Perhaps I am reading the question wrong? Localization efforts and inventory discipline is the same thing. Full inventory discipline demands localization efforts.

I have told the story several times in this space. One of the big three drug chain’s inventory system was so “disciplined” that it created total inventory mis-management at the local level.

The Phoenix district of this retailer included the largely retirement area of Scottsdale and the largely college area of Tempe. The product in question sold very well in the Tempe stores and not at all in the Scottsdale stores. The Tempe stores could not stay in stock between deliveries. The Scottsdale stores had over a year’s inventory. The district manager wanted to move merchandise between the stores but was forbidden. The DM also wanted to increase the replenishment levels in the Tempe stores but was told that only the buyer could do that and only on a national basis.
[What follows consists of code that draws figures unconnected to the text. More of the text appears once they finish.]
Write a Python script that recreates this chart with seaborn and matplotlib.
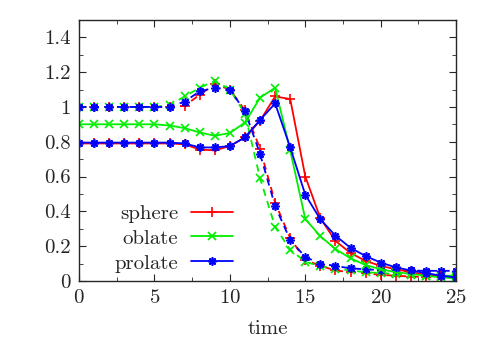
import matplotlib
matplotlib.use("Agg")
import matplotlib.pyplot as plt
import numpy as np
import pandas as pd
import seaborn as sns
from matplotlib.ticker import MultipleLocator, FuncFormatter

# data
time = list(range(26))

sphere_solid = [0.79, 0.79, 0.79, 0.79, 0.79, 0.79, 0.79, 0.785, 0.755, 0.75, 0.775,
                0.825, 0.92, 1.06, 1.045, 0.60, 0.36, 0.23, 0.16, 0.115, 0.086,
                0.067, 0.05, 0.036, 0.026, 0.02]
oblate_solid = [0.90, 0.90, 0.90, 0.90, 0.90, 0.90, 0.893, 0.878, 0.853, 0.834, 0.85,
                0.91, 1.053, 1.11, 0.75, 0.355, 0.257, 0.183, 0.13, 0.091, 0.067,
                0.05, 0.04, 0.03, 0.02, 0.015]
prolate_solid = [0.795, 0.795, 0.795, 0.795, 0.795, 0.795, 0.795, 0.79, 0.767, 0.767, 0.775,
                 0.825, 0.925, 1.02, 0.767, 0.495, 0.354, 0.26, 0.19, 0.143, 0.105,
                 0.078, 0.06, 0.045, 0.03, 0.02]

sphere_dashed = [1.0, 1.0, 1.0, 1.0, 1.0, 1.0, 1.0, 1.006, 1.07, 1.13, 1.10,
                 0.98, 0.76, 0.45, 0.245, 0.12, 0.087, 0.06, 0.05, 0.044, 0.035,
                 0.03, 0.025, 0.022, 0.02, 0.02]
oblate_dashed = [1.0, 1.0, 1.0, 1.0, 1.0, 1.0, 1.01, 1.06, 1.11, 1.15, 1.10,
                 0.96, 0.59, 0.31, 0.18, 0.11, 0.085, 0.07, 0.06, 0.05, 0.045,
                 0.04, 0.035, 0.03, 0.03, 0.03]
prolate_dashed = [1.0, 1.0, 1.0, 1.0, 1.0, 1.0, 1.0, 1.03, 1.09, 1.11, 1.10,
                  0.975, 0.73, 0.43, 0.235, 0.137, 0.10, 0.086, 0.072, 0.067, 0.062,
                  0.06, 0.06, 0.058, 0.058, 0.058]

labels = ["sphere", "oblate", "prolate"]
colors = ["#ff0000", "#00ee00", "#0000ff"]
markers = ["+", "x", (8, 2, 0)]
msizes = [7, 6, 6]

sns.set_style("ticks")
plt.rcParams["font.family"] = ["cmr10", "DejaVu Serif"]
plt.rcParams["mathtext.fontset"] = "cm"
plt.rcParams["axes.formatter.use_mathtext"] = True

fig = plt.figure(figsize=(4.91, 3.43), dpi=100)
ax = fig.add_axes([0.161, 0.181, 0.768, 0.761])

solids = [sphere_solid, oblate_solid, prolate_solid]
dashes = [sphere_dashed, oblate_dashed, prolate_dashed]

for vals, lab, c, m, ms in zip(dashes, labels, colors, markers, msizes):
    df = pd.DataFrame({"time": time, "value": vals})
    sns.lineplot(data=df, x="time", y="value", ax=ax, color=c, marker=m,
                 markersize=ms, markeredgewidth=1.2, markeredgecolor=c,
                 linewidth=1.3, linestyle=(0, (4, 3)), legend=False)

for vals, lab, c, m, ms in zip(solids, labels, colors, markers, msizes):
    df = pd.DataFrame({"time": time, "value": vals})
    sns.lineplot(data=df, x="time", y="value", ax=ax, color=c, marker=m,
                 markersize=ms, markeredgewidth=1.2, markeredgecolor=c,
                 linewidth=1.3, label=lab)

ax.set_xlim(0, 25)
ax.set_ylim(0, 1.5)
ax.xaxis.set_major_locator(MultipleLocator(5))
ax.xaxis.set_minor_locator(MultipleLocator(2.5))
ax.yaxis.set_major_locator(MultipleLocator(0.2))
ax.yaxis.set_minor_locator(MultipleLocator(0.1))
ax.yaxis.set_major_formatter(FuncFormatter(lambda v, p: f"{v:g}" if v < 1.45 else ""))
ax.tick_params(which="both", direction="in", top=True, right=True, labelsize=15, pad=6)
ax.tick_params(which="major", length=5)
ax.tick_params(which="minor", length=3)
for s in ax.spines.values():
    s.set_linewidth(1.0)
ax.set_xlabel("time", fontsize=15, labelpad=9)
ax.set_ylabel("")

ax.legend(loc="lower right", bbox_to_anchor=(0.457, -0.04), frameon=False,
          markerfirst=False, fontsize=15, handlelength=2.0, handletextpad=0.6,
          labelspacing=0.3)

fig.savefig("out.png", dpi=100)
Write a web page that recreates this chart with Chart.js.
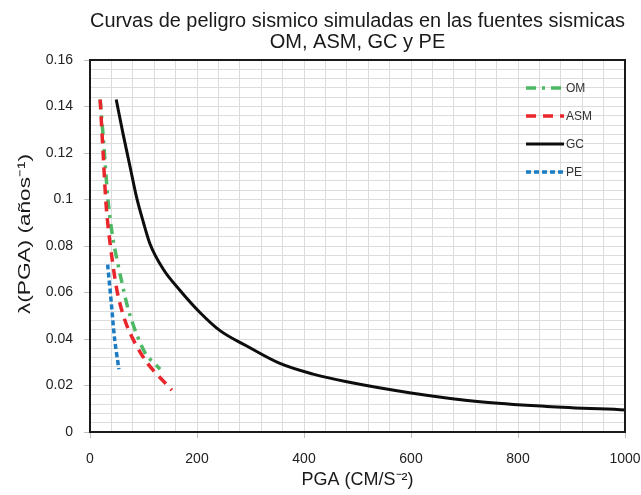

Clearly, if this retailer was truly focused on inventory discipline, they would be making local (store by store) decisions that would have reduced overall inventory and increased sales.

Craig Sundstrom
Craig Sundstrom
14 years ago

The article (and to some extent the responses) seems to be confusing different types of “localizing”: there is a localizing of tastes/preferences (Cincy likes plaid, Philly likes stripes,etc.) where there is substitutability, and then there is a localization of size/product (the old “snowblowers in Miami” anecdote) where there is none; needless to say, the former is open to “marketing” efforts, while the latter is not. Beyond this basic point, inventory is a numbers game: is the likelihood of a sale to a fringe demographic worth the cost of stocking for that group? Clearly it depends on both the likelihood and the cost(s).

What I found interesting/disturbing in the article is the comment that someone can localize (a small) part of their inventory and “create the impression” of something more: Argh! Sad to see that many retailers are (still) more into APPEARING to offer service than actually offering it.

Ted Hurlbut
Ted Hurlbut
14 years ago

I’m in complete agreement with Bill Emerson. “The challenge of localization is organizational. How many merchants/planners are in the organization, where are they located, what are their reward structures, etc, etc.”

Localization is great in theory, but something very different in practice. In practice, it’s hard to envision localization being executed to exclude certain SKUs in favor of others, so assortments and inventories do grow, and it’s still not clear to me that localization leads to the net sales increase necessary to support that increase in inventory.

As I’ve written before about localization, “I very much believe that the jury is still out on localization. The fact is that certain economies of scale are inevitably lost with localization, and the benefits are unclear across the full store base of almost every chain. It seems to be a qualitative objective whose financial impact has yet to be fully quantified. Given the competitive environment we’re likely to see for the foreseeable future, every economy will be essential to meet competitive price points, and that’s something that can be quantified.”